**Information provided**
========================================================================

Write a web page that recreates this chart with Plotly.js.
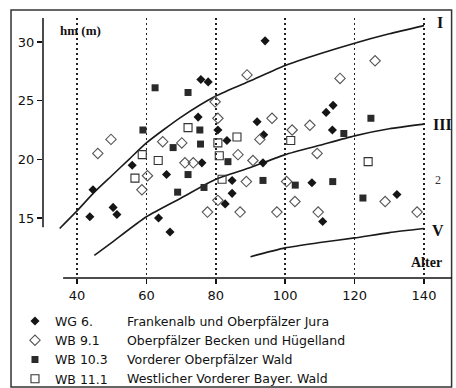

========================================================================

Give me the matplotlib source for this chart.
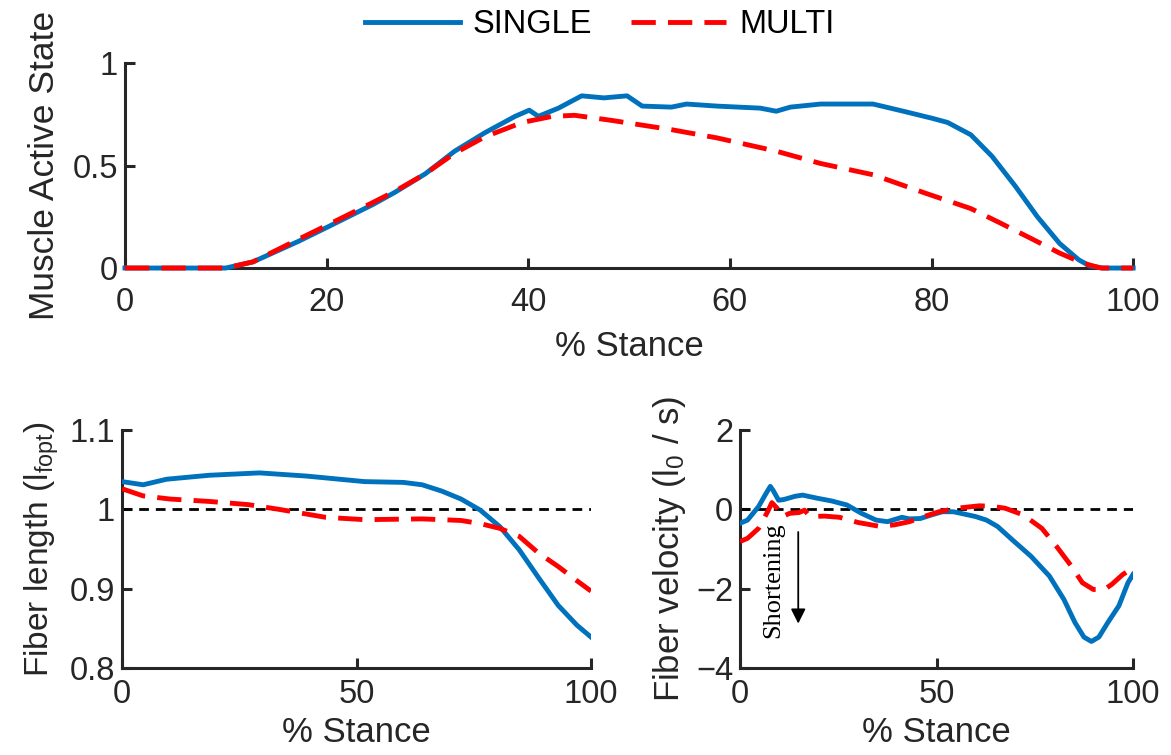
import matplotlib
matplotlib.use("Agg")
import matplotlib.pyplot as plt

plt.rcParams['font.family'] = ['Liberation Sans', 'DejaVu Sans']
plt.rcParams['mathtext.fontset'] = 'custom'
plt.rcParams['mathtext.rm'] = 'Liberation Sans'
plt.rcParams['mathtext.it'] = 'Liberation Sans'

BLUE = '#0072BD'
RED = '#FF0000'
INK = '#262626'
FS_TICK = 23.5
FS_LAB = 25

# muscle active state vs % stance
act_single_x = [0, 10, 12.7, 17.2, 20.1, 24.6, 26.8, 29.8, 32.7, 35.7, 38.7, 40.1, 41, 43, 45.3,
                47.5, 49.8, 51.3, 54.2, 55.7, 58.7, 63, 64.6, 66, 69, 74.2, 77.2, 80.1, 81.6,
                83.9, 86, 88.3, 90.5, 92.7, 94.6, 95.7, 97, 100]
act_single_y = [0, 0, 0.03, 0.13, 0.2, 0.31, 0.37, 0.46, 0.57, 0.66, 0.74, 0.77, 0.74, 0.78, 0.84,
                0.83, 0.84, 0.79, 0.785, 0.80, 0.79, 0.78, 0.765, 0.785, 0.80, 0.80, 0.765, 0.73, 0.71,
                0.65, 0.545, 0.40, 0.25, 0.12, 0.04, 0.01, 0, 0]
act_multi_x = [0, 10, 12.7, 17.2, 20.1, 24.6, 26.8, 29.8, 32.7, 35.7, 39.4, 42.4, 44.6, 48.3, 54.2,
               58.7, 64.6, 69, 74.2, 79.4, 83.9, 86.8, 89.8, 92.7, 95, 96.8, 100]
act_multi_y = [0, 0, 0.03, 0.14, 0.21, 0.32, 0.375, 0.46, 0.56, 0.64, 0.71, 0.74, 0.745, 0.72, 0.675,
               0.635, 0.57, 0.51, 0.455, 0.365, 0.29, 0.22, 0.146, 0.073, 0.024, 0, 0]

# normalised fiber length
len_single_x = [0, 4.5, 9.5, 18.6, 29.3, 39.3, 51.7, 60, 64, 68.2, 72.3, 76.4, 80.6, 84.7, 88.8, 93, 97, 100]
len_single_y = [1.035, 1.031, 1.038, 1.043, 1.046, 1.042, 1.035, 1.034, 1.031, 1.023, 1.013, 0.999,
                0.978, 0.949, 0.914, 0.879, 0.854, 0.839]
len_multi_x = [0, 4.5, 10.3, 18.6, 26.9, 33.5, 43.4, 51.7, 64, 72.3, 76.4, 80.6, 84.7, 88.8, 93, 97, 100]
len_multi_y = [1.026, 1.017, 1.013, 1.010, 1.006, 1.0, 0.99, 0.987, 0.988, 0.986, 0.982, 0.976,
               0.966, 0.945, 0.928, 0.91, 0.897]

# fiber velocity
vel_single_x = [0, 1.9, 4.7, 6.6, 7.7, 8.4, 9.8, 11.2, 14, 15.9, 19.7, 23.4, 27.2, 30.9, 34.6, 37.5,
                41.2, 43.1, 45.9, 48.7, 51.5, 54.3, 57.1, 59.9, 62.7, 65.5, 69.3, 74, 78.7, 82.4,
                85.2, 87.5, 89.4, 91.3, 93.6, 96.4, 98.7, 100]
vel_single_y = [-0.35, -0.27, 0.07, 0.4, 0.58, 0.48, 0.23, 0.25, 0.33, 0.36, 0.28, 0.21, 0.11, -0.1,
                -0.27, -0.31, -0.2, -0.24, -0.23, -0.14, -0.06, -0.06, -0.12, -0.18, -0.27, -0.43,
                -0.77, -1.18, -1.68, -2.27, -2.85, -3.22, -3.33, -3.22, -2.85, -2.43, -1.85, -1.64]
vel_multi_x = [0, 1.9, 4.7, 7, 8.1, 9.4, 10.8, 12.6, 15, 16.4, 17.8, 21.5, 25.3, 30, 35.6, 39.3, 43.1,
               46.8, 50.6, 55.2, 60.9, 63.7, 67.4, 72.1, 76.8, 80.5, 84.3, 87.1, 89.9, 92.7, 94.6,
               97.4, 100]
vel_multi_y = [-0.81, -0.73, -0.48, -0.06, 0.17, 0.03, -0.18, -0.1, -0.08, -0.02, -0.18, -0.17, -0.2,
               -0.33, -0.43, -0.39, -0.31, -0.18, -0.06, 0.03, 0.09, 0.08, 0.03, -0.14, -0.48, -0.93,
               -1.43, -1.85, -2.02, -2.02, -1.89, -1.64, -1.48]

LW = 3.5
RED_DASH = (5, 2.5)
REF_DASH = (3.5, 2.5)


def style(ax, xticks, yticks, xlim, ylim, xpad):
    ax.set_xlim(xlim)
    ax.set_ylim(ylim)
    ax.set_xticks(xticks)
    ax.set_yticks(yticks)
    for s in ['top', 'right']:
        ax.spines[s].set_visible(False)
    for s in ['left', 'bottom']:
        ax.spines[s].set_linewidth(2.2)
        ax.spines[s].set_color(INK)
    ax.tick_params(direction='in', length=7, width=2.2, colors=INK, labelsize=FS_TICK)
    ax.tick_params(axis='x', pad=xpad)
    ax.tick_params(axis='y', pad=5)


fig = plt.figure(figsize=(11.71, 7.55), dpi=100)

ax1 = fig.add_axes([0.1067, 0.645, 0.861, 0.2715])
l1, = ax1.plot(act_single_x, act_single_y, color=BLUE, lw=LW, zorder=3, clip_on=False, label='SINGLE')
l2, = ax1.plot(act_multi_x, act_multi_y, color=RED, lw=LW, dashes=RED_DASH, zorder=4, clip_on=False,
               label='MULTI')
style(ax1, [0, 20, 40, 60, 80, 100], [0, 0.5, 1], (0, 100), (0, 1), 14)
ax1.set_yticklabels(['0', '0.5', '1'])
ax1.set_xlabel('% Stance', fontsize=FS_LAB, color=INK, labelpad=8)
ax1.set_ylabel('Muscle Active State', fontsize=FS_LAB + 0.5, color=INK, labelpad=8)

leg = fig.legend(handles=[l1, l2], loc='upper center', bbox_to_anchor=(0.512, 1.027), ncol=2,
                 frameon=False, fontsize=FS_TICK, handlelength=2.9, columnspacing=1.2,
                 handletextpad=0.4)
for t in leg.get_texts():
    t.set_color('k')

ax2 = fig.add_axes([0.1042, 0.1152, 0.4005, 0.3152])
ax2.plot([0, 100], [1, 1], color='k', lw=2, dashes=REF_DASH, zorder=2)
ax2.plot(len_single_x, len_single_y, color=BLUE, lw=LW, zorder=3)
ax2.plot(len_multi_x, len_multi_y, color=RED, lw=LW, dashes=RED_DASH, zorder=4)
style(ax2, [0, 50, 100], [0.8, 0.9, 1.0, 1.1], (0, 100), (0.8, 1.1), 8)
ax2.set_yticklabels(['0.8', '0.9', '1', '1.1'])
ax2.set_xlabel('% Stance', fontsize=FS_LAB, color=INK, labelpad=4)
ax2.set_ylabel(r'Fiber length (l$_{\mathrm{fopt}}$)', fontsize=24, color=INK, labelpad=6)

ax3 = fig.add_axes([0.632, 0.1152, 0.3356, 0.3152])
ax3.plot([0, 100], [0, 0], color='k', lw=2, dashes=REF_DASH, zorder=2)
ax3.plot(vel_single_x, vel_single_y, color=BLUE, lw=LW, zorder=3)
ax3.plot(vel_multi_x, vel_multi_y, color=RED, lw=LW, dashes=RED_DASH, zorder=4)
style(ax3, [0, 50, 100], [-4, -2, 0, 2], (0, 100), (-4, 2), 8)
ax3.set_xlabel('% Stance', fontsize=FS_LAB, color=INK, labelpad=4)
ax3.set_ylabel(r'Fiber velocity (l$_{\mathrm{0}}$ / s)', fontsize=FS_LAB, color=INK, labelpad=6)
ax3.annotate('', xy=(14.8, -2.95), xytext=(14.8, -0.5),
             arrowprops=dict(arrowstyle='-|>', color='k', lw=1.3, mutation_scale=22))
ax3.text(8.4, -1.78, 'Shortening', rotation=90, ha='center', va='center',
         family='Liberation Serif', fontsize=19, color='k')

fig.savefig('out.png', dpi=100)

========================================================================

**Work to be completed**
In the listing above, find the line with "Give me the matplotlib source for this chart." and the line with "import matplotlib.pyplot as plt". Copy exactly those two and every line between, without the pictures.

**Problem solution**
Give me the matplotlib source for this chart.
import matplotlib
matplotlib.use("Agg")
import matplotlib.pyplot as plt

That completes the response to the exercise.